27. An awkward date.
I went to dinner recently and she came back to smoke afterwards. I had full intention of kissing her, but when we got into my room I didn’t close the door behind us and felt weird about getting up once we were sitting because I didn’t want it to come off as “LET’S FUCK NOW”. Also my roommate was in the living room and could here us joking around and would let out the odd chuckle making me super self-conscious. At one point I decided to make the jump but was so in my head that I only half jumped. What I mean is, when we hit a lull, I put my arm around her and instead of kissing her, just leaned us both back so we were lying down and THAT’S IT. I just laid there awkwardly for a few minutes until she said she had to go. Never saw her again haha.
I once went on a date with a guy, and while we were driving to dinner we got a speeding ticket. He asked me to pay for the ticket, because I was distracting him, and then took me to dinner where he made me foot the bill.

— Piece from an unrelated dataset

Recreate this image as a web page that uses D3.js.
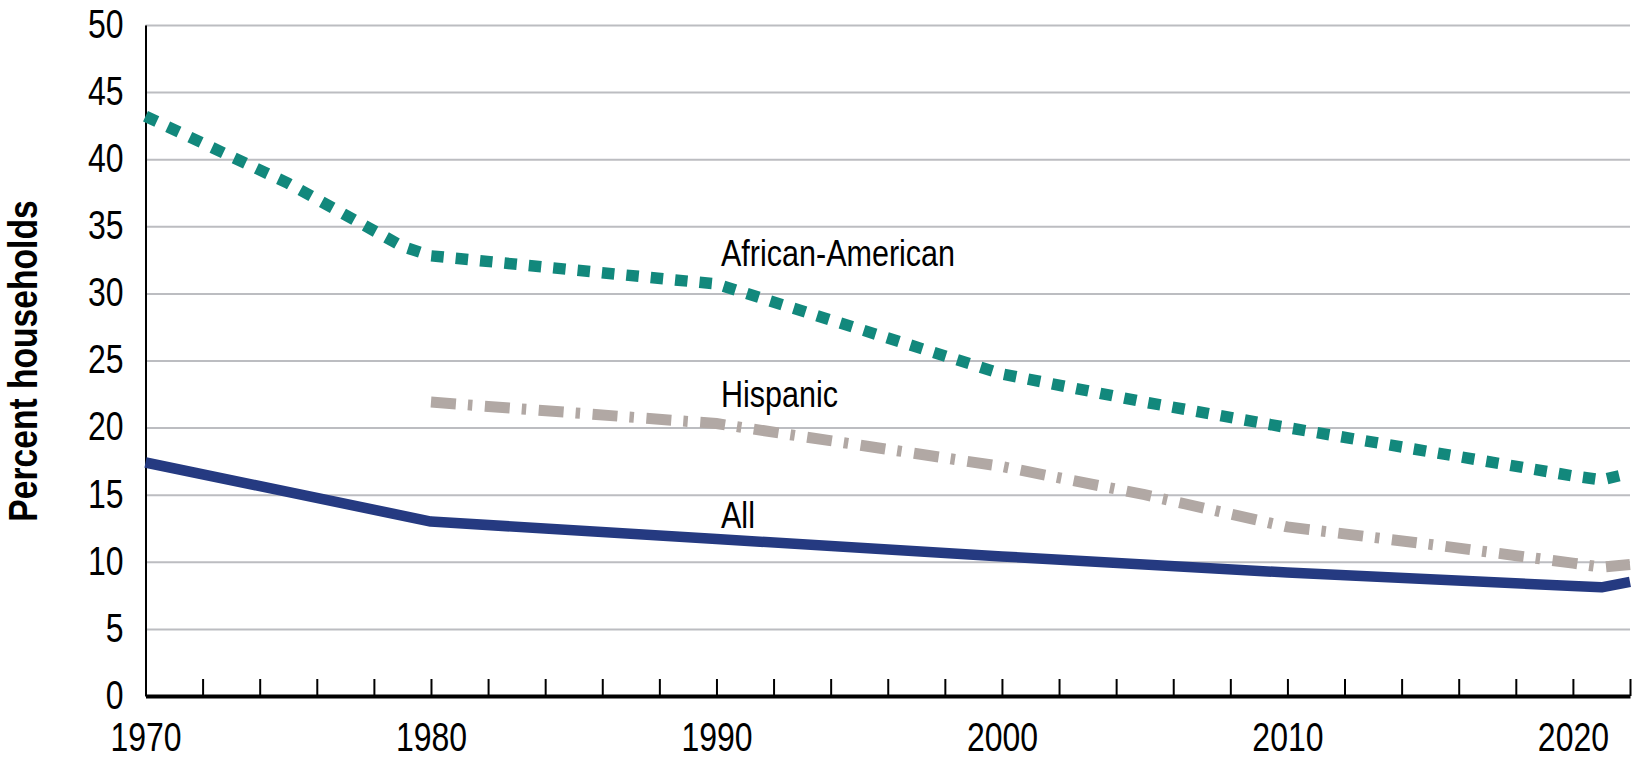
<!DOCTYPE html>
<html lang="en">
<head>
<meta charset="UTF-8">
<title>Percent households</title>
<script src="https://cdn.jsdelivr.net/npm/d3@7"></script>
<style>
  body { margin: 0; background: #fff; }
  svg text { font-family: "Liberation Sans", Arial, sans-serif; fill: #000; }
</style>
</head>
<body>
<div class="chart"></div>
<script>
// series
const allYears = [1970, 1980, 1990, 2000, 2010, 2015, 2020, 2021, 2022]
const allValues = [17.4, 13.0, 11.7, 10.4, 9.2, 8.7, 8.2, 8.1, 8.5]
const afAmYears = [1970, 1975, 1979, 1980, 1990, 2000, 2005, 2010, 2015, 2020, 2021, 2022]
const afAmValues = [43.2, 38.2, 33.5, 32.8, 30.7, 24.0, 21.9, 20.0, 18.2, 16.4, 16.1, 16.6]
const hispYears = [1980, 1990, 2000, 2005, 2010, 2015, 2020, 2021, 2022]
const hispValues = [21.9, 20.3, 17.1, 15.0, 12.6, 11.3, 9.9, 9.6, 9.8]

const seriesNames = ['African-American', 'Hispanic', 'All']
const yTicks = [0, 5, 10, 15, 20, 25, 30, 35, 40, 45, 50]
const xLabelYears = [1970, 1980, 1990, 2000, 2010, 2020]

const width = 1632
const height = 766
const margin = { top: 25, right: 2, bottom: 70, left: 145.5 }
// no narrow face installed, so squeeze the regular one
const tickSqueeze = 0.78
const labelSqueeze = 0.825

const svg = d3.select('.chart')
    .append('svg')
    .attr('width', width)
    .attr('height', height)

const x = d3.scaleLinear().domain([1970, 2022]).range([margin.left, width - margin.right])
const y = d3.scaleLinear().domain([0, 50]).range([height - margin.bottom, margin.top])

// horizontal gridlines
const grid = svg.append('g')
    .attr('transform', `translate(${margin.left},0)`)
    .call(d3.axisLeft(y).tickValues(yTicks.slice(1)).tickSize(-(x.range()[1] - margin.left)).tickFormat(''))
grid.select('.domain').remove()
grid.selectAll('line').attr('stroke', '#bcbdc1').attr('stroke-width', 2)

// y axis
const gy = svg.append('g')
    .attr('transform', `translate(${margin.left},0)`)
    .call(d3.axisLeft(y).tickValues(yTicks).tickSize(0).tickPadding(22))
gy.select('.domain').attr('stroke', '#000').attr('stroke-width', 2)
gy.selectAll('text')
    .attr('font-size', 41)
    .attr('dy', '0.3em')
    .attr('x', -22 / tickSqueeze)
    .attr('transform', `scale(${tickSqueeze},1)`)

// lines
const line = d3.line().x(d => x(d[0])).y(d => y(d[1]))
const zip = (a, b) => a.map((v, i) => [v, b[i]])

svg.append('path')
    .datum(zip(hispYears, hispValues))
    .attr('fill', 'none')
    .attr('stroke', '#b1a8a4')
    .attr('stroke-width', 11)
    .attr('stroke-dasharray', '25 12 4.5 12.5')
    .attr('d', line)

svg.append('path')
    .datum(zip(afAmYears, afAmValues))
    .attr('fill', 'none')
    .attr('stroke', '#12887c')
    .attr('stroke-width', 11.5)
    .attr('stroke-dasharray', '12.5 12')
    .attr('d', line)

svg.append('path')
    .datum(zip(allYears, allValues))
    .attr('fill', 'none')
    .attr('stroke', '#253a81')
    .attr('stroke-width', 10.5)
    .attr('stroke-linejoin', 'round')
    .attr('d', line)

// x axis, drawn over the lines
const gx = svg.append('g')
    .attr('transform', `translate(0,${y(0)})`)
    .call(d3.axisBottom(x)
        .tickValues(d3.range(1970, 2023, 2))
        .tickSizeInner(-17)
        .tickSizeOuter(0)
        .tickFormat(d => xLabelYears.includes(d) ? d : ''))
gx.select('.domain').attr('stroke', '#000').attr('stroke-width', 4)
gx.selectAll('.tick line').attr('stroke', '#000').attr('stroke-width', 2)
gx.selectAll('text')
    .attr('font-size', 41)
    .attr('y', 26)
    .attr('dy', '0.71em')
    .attr('transform', `scale(${tickSqueeze},1)`)

// series labels
const labelX = 721
const labelY = [266, 407, 528]
svg.selectAll('.series-label')
    .data(seriesNames)
    .enter()
    .append('text')
    .attr('class', 'series-label')
    .attr('transform', (d, i) => `translate(${labelX},${labelY[i]}) scale(${labelSqueeze},1)`)
    .attr('font-size', 37)
    .text(d => d)

// y axis title
svg.append('text')
    .attr('transform', `translate(37,361) rotate(-90) scale(0.82,1)`)
    .attr('text-anchor', 'middle')
    .attr('font-size', 41)
    .attr('font-weight', 'bold')
    .text('Percent households')
</script>
</body>
</html>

After that he took me to a nightclub, where he told me about other girls he brought there. I then made him take me home, and told him to forget my number.
With a woman who taught little girls ballet, first date: “I think five needles pushed through the skin on the wrist is better than an orgasm.”
I agreed to go on a date with a woman I had drunkenly hooked up with, I walk into the restaurant and I’m turning my head looking for her and from my right I hear “Oh hey Pepino!!”
ಠ_ಠ She was NOT that ugly when I was drunk. I still went through on the date and was all gentlemanly, but…damn. Never called that one back.
I went on a movie date with this girl, and she asked if she could bring friends. I figured she meant a double date, so I said yes.
She brought NINE OF HER FRIENDS to the date. NINE. We didn’t even sit in the same row, and I never got so much as a phone call. When I ran into her later, she said that the reason she didn’t call me was because I didn’t talk enough.
Had to sit through Christmas With The Kranks while she argued about politics in my ear and tried to convince me she could talk to ghosts.
I once met this girl who seemed nice at first, completely innocent, nothing seemed to be wrong with her at all. We went on a couple dates and all seemed normal and I started to like her. Until weird things started to occur, it began with her telling me that she gets raped 38 times (in a bragging manner), then told me that she turns into a werewolf every night and she wanted to me fuck her multiple times while she was on her period. Then she proceeded to try and get with my best friend and told him she was going to suck my blood to win his heart; needless to say we both dropped that bitch.
I went on a date with a match.com chick. Ends up not looking like her pictures (of course) and she doesn’t drink alcohol (snoooooooze).
Halfway into dinner, she starts talking about her ex-husband. I’m actually okay with talking about past relationships so this was fine. But she then explains how he was a pedophile…and how she stayed with him for years because she wanted to make the relationship work.
I once dated a girl who never worked in her life and chose not to go to college because she didn’t like homework, getting up early, or having to take notes or pay attention. She fancied herself a writer, but never had anything published. In fact, she never even finished a story!
Went on a date with a phlebotomist and she kept asking to take my blood. I was terrified what she may do with it and I had to say no constantly throughout the night in fear each time.
37. A date with a man child.
My sister’s story: Met a guy online, seemed normal (don’t they all?). He requested she pick him up, which she thought was kind of odd, but she obliged. Goes to his house, apparently he’s been day drinking (it’s a Tuesday) and she has to drive. But they need to wait so he can grab some cash from his mom first.